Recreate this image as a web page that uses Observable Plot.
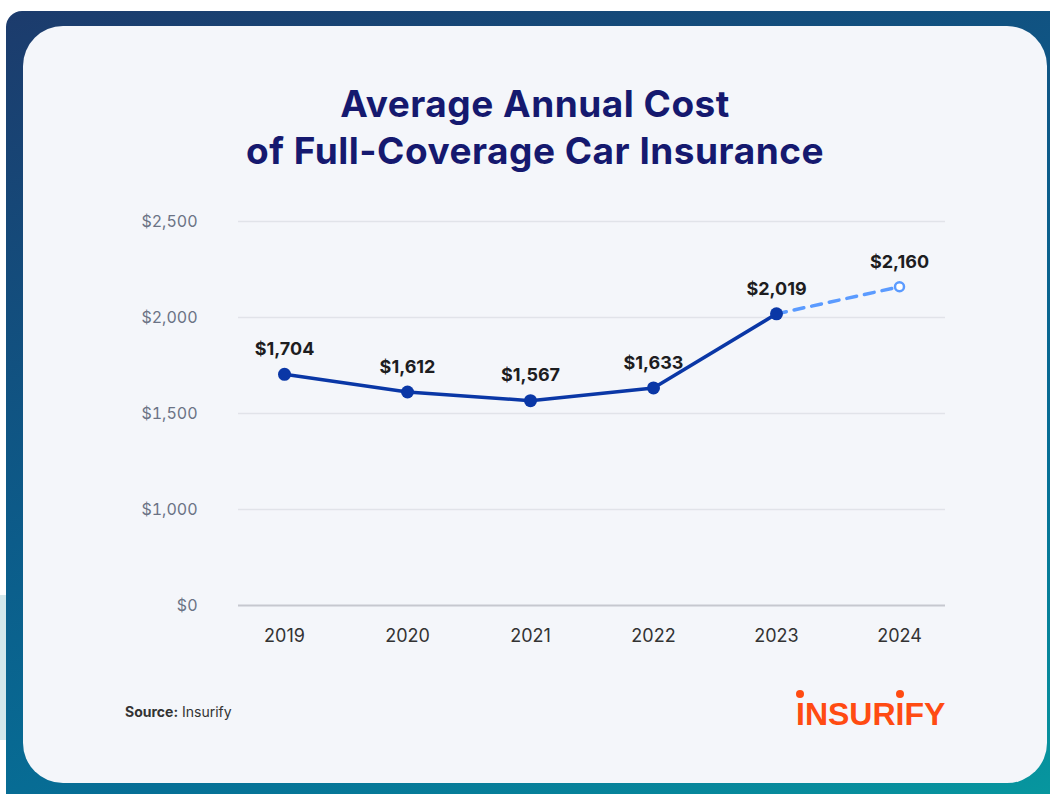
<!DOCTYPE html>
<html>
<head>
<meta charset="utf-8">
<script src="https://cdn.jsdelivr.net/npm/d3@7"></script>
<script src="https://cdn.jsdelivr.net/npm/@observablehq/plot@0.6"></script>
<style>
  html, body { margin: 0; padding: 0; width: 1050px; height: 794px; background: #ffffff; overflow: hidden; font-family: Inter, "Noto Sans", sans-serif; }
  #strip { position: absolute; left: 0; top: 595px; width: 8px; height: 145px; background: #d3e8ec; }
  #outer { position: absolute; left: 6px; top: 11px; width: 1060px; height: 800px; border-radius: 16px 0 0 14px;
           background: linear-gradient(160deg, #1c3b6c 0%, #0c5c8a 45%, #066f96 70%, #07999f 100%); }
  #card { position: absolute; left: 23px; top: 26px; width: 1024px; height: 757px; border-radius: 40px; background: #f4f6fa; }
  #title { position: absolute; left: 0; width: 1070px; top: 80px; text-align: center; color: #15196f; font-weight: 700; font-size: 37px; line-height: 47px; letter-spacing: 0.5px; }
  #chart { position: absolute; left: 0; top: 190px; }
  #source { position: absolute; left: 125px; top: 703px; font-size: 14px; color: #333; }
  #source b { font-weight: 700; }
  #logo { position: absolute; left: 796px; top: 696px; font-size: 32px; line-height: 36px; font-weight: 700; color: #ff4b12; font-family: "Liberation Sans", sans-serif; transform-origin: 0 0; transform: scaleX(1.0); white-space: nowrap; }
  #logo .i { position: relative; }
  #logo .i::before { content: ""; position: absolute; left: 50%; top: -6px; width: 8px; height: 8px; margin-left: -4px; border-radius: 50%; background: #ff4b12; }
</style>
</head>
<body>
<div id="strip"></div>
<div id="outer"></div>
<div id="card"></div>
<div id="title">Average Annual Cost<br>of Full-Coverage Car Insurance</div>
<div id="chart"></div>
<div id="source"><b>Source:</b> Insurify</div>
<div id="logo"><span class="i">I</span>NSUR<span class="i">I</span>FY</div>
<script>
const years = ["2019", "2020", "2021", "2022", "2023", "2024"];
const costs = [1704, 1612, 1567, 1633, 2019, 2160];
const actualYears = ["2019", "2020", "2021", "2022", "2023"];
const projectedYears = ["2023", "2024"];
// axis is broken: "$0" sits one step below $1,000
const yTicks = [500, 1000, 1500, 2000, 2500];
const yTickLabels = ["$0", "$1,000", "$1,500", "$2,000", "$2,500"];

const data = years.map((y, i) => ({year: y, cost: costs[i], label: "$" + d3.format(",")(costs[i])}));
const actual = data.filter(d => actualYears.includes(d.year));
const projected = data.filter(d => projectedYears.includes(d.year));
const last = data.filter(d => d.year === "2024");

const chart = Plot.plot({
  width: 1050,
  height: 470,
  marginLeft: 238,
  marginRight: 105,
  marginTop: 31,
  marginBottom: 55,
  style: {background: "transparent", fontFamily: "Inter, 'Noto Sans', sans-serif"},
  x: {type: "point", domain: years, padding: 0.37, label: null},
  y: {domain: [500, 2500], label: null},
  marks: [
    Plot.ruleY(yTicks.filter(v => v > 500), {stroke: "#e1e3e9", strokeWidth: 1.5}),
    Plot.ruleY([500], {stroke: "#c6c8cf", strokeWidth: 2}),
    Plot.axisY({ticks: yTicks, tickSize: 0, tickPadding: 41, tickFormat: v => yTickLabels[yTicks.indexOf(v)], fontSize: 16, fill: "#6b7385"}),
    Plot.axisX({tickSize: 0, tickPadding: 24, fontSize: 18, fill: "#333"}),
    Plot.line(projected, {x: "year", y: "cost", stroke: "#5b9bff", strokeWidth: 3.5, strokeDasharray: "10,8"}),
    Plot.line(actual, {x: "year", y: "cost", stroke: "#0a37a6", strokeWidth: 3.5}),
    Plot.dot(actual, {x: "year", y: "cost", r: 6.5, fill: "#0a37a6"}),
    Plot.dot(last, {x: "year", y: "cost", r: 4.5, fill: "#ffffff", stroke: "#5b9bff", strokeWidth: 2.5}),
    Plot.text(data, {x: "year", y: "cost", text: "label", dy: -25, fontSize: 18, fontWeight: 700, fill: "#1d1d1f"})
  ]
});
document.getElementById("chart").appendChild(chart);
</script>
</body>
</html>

§

WHAT IS ASKED: Set down the material above as is, without any pictures.

FULL SOLUTION:
Recreate this image as a web page that uses Observable Plot.
<!DOCTYPE html>
<html>
<head>
<meta charset="utf-8">
<script src="https://cdn.jsdelivr.net/npm/d3@7"></script>
<script src="https://cdn.jsdelivr.net/npm/@observablehq/plot@0.6"></script>
<style>
  html, body { margin: 0; padding: 0; width: 1050px; height: 794px; background: #ffffff; overflow: hidden; font-family: Inter, "Noto Sans", sans-serif; }
  #strip { position: absolute; left: 0; top: 595px; width: 8px; height: 145px; background: #d3e8ec; }
  #outer { position: absolute; left: 6px; top: 11px; width: 1060px; height: 800px; border-radius: 16px 0 0 14px;
           background: linear-gradient(160deg, #1c3b6c 0%, #0c5c8a 45%, #066f96 70%, #07999f 100%); }
  #card { position: absolute; left: 23px; top: 26px; width: 1024px; height: 757px; border-radius: 40px; background: #f4f6fa; }
  #title { position: absolute; left: 0; width: 1070px; top: 80px; text-align: center; color: #15196f; font-weight: 700; font-size: 37px; line-height: 47px; letter-spacing: 0.5px; }
  #chart { position: absolute; left: 0; top: 190px; }
  #source { position: absolute; left: 125px; top: 703px; font-size: 14px; color: #333; }
  #source b { font-weight: 700; }
  #logo { position: absolute; left: 796px; top: 696px; font-size: 32px; line-height: 36px; font-weight: 700; color: #ff4b12; font-family: "Liberation Sans", sans-serif; transform-origin: 0 0; transform: scaleX(1.0); white-space: nowrap; }
  #logo .i { position: relative; }
  #logo .i::before { content: ""; position: absolute; left: 50%; top: -6px; width: 8px; height: 8px; margin-left: -4px; border-radius: 50%; background: #ff4b12; }
</style>
</head>
<body>
<div id="strip"></div>
<div id="outer"></div>
<div id="card"></div>
<div id="title">Average Annual Cost<br>of Full-Coverage Car Insurance</div>
<div id="chart"></div>
<div id="source"><b>Source:</b> Insurify</div>
<div id="logo"><span class="i">I</span>NSUR<span class="i">I</span>FY</div>
<script>
const years = ["2019", "2020", "2021", "2022", "2023", "2024"];
const costs = [1704, 1612, 1567, 1633, 2019, 2160];
const actualYears = ["2019", "2020", "2021", "2022", "2023"];
const projectedYears = ["2023", "2024"];
// axis is broken: "$0" sits one step below $1,000
const yTicks = [500, 1000, 1500, 2000, 2500];
const yTickLabels = ["$0", "$1,000", "$1,500", "$2,000", "$2,500"];

const data = years.map((y, i) => ({year: y, cost: costs[i], label: "$" + d3.format(",")(costs[i])}));
const actual = data.filter(d => actualYears.includes(d.year));
const projected = data.filter(d => projectedYears.includes(d.year));
const last = data.filter(d => d.year === "2024");

const chart = Plot.plot({
  width: 1050,
  height: 470,
  marginLeft: 238,
  marginRight: 105,
  marginTop: 31,
  marginBottom: 55,
  style: {background: "transparent", fontFamily: "Inter, 'Noto Sans', sans-serif"},
  x: {type: "point", domain: years, padding: 0.37, label: null},
  y: {domain: [500, 2500], label: null},
  marks: [
    Plot.ruleY(yTicks.filter(v => v > 500), {stroke: "#e1e3e9", strokeWidth: 1.5}),
    Plot.ruleY([500], {stroke: "#c6c8cf", strokeWidth: 2}),
    Plot.axisY({ticks: yTicks, tickSize: 0, tickPadding: 41, tickFormat: v => yTickLabels[yTicks.indexOf(v)], fontSize: 16, fill: "#6b7385"}),
    Plot.axisX({tickSize: 0, tickPadding: 24, fontSize: 18, fill: "#333"}),
    Plot.line(projected, {x: "year", y: "cost", stroke: "#5b9bff", strokeWidth: 3.5, strokeDasharray: "10,8"}),
    Plot.line(actual, {x: "year", y: "cost", stroke: "#0a37a6", strokeWidth: 3.5}),
    Plot.dot(actual, {x: "year", y: "cost", r: 6.5, fill: "#0a37a6"}),
    Plot.dot(last, {x: "year", y: "cost", r: 4.5, fill: "#ffffff", stroke: "#5b9bff", strokeWidth: 2.5}),
    Plot.text(data, {x: "year", y: "cost", text: "label", dy: -25, fontSize: 18, fontWeight: 700, fill: "#1d1d1f"})
  ]
});
document.getElementById("chart").appendChild(chart);
</script>
</body>
</html>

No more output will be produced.